BS: I think in the 23-24 years intervening, society has changed considerably in its attitudes toward gay people. And it's mostly been due to the proliferation of gay characters on television. Gay characters come into the home. So people have become aware of the fact that gay people exist. In the days of Making Love, a lot of people weren't aware.

The idea that even the all-American guy could be gay, that was very threatening to people. It's still threatening, but at least they understand that it's possible.

AE: I'm struck by this organized counter-assault in the right-wing media attacking Brokeback Mountain. Was there this sort of concerted conservative backlash against Making Love?
BS:
No. We would hear a little, but that didn't bother me. There wasn't an organized frontal attack. The right wasn't really formed yet. It was the early Reagan years.

AE: Was Making Love banned anywhere, like Brokeback has been?
BS:
No. But here's a funny aside. Salt Lake City. The highest grossing shows there were during the lunch hour. They were always filled, and all these single guys with wedding rings. The night shows, forget it. But the lunch shows, watch out!

AE: With Brokeback I think the right knows we're driving home the wedge. Because of your movie and all the movies since, we're getting into Middle America . With Making Love, they maybe didn't have to worry as much, because the audience wasn't ready to embrace it, to have their minds opened.
BS:
Many audiences weren't ready for Making Love.

We test-marketed the movie four times before it opened. And three of the times, it was straight audiences.

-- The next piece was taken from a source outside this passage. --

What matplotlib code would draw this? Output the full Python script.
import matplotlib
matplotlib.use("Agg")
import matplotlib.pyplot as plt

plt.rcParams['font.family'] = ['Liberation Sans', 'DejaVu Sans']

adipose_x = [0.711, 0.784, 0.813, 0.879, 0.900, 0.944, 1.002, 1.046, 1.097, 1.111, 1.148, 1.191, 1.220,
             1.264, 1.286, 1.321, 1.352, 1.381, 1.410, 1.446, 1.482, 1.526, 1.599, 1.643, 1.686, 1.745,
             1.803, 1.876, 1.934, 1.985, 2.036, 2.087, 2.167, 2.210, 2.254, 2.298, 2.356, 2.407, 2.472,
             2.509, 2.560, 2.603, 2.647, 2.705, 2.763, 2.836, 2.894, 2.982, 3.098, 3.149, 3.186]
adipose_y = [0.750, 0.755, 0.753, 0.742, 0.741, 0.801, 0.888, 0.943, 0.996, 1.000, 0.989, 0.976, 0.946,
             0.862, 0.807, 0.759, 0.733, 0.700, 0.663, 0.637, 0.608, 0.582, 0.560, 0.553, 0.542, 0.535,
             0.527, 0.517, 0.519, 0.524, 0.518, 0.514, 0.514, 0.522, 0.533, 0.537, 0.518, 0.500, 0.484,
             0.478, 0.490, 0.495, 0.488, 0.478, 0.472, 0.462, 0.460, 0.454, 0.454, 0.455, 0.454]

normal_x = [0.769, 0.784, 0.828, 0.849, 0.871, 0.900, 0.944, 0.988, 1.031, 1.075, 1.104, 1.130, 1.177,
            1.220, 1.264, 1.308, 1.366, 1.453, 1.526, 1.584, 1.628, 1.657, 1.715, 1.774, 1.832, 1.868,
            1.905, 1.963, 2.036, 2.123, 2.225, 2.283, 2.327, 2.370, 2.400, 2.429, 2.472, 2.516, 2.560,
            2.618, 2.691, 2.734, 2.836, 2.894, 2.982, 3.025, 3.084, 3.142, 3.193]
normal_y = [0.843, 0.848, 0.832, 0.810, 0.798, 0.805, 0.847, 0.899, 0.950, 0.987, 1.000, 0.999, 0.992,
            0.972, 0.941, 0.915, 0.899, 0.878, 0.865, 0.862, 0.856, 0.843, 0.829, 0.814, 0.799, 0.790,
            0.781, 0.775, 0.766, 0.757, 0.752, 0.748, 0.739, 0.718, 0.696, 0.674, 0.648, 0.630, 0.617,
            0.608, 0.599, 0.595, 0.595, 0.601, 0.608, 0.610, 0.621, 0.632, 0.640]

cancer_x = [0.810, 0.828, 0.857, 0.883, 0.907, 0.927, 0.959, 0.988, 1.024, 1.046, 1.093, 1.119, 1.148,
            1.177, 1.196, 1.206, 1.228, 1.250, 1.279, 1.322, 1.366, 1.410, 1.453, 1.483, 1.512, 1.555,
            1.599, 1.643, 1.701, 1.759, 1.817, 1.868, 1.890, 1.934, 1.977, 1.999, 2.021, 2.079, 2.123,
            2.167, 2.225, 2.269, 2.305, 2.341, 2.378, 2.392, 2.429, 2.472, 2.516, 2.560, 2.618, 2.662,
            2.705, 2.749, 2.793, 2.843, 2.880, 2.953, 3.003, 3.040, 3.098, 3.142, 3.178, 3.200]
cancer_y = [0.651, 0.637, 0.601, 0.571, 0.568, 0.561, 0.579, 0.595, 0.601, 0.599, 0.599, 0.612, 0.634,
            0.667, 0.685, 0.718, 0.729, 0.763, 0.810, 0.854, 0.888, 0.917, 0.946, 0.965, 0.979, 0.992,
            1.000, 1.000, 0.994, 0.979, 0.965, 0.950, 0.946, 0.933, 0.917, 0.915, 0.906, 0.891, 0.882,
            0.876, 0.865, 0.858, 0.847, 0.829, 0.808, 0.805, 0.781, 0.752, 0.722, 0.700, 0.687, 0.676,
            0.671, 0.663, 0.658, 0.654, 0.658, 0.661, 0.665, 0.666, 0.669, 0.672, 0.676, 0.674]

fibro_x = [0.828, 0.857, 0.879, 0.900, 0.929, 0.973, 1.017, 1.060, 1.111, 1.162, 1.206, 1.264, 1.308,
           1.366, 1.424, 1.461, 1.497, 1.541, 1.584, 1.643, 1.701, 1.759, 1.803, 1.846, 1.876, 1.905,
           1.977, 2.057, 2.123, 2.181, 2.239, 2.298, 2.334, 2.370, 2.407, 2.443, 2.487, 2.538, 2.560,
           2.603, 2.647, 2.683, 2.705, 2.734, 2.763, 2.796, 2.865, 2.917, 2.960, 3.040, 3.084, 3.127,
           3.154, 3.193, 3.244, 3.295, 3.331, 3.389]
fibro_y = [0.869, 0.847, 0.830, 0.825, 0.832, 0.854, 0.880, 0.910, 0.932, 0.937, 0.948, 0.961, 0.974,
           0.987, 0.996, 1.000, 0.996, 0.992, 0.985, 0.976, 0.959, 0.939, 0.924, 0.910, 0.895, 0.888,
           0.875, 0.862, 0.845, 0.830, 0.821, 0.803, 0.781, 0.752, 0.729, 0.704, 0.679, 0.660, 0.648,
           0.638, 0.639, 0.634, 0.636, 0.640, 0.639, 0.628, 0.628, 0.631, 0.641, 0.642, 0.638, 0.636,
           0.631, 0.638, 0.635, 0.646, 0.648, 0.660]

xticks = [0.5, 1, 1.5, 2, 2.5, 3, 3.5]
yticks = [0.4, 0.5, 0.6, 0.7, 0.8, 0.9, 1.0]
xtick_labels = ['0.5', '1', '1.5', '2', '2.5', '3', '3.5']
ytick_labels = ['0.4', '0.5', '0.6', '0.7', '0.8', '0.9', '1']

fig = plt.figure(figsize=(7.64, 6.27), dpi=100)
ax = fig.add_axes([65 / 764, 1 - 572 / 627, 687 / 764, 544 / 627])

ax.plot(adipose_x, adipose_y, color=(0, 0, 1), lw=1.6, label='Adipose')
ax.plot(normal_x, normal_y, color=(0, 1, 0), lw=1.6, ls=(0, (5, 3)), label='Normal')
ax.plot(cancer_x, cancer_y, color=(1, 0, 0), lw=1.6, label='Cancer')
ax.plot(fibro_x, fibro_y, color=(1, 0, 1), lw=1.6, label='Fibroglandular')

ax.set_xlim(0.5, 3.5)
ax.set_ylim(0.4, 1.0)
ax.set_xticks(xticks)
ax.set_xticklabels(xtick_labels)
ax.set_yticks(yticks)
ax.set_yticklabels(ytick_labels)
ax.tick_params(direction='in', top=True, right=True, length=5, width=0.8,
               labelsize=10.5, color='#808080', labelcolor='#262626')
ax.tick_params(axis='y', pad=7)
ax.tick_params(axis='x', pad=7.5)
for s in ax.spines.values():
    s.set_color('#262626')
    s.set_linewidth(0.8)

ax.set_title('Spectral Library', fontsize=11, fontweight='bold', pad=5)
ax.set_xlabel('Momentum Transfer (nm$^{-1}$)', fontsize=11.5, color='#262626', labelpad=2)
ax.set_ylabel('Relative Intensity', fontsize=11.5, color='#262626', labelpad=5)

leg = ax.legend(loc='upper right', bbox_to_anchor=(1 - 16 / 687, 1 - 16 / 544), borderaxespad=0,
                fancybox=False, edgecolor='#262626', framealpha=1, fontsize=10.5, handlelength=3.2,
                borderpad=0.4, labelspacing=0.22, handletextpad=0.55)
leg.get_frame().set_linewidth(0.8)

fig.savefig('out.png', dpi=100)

When we tested it with straight audiences, it was the same thing every time the guys kissed. People didn't walk out, but there were groans, a real audible reaction. So we knew that people were uncomfortable with that.

The fourth screening was an all-gay audience. And when that moment, the place just broke out into applause and cheering. Totally contradictory reactions.

To the credit of the producer and the director and the studio, they didn't change a frame of the film based on these initial reactions.

AE: Was that the reaction across the nation?
BS
: I was the only one connected with the film who was "out" publicly. So Fox sent me around the country on a promotional tour. I went to a theater on the day it opened. There was a huge line, eighty percent young straight couples. I was thinking to myself, "Do they know what this film is about?" Fox had been kind of all over the place in selling the movie.

So I went in the theater, 600 seats, packed, and the movie comes on. And gradually, the guys start to show physical affection. And you could hear waves of discomfort in the theater, as people started to fix on what was going on in the movie. Finally, there's the scene where the guys actually kiss. And it was like a bomb went off in the theater. There was a stream of people walking out. "Oh, my God, what is this! I can't watch this, it's horrifying!"

AE: There must have been some positive reaction from straight people?
BS:
Oh, yeah! They had focus groups after the test screenings, and we found, just like with Brokeback, the strongest positive reactions were from gay men and straight women. They were very positive on the film. They related to the Kate Jackson character, and they felt sad for her that she lost the guy she loved. But they were very moved by the film, and they understood and applauded the statement it was making.

I have a whole stack of mail from people, gay and straight, who saw the film and were somehow affected, allowed them to come out to their parents, or be more comfortable with themselves, and that in itself made the whole experience worthwhile.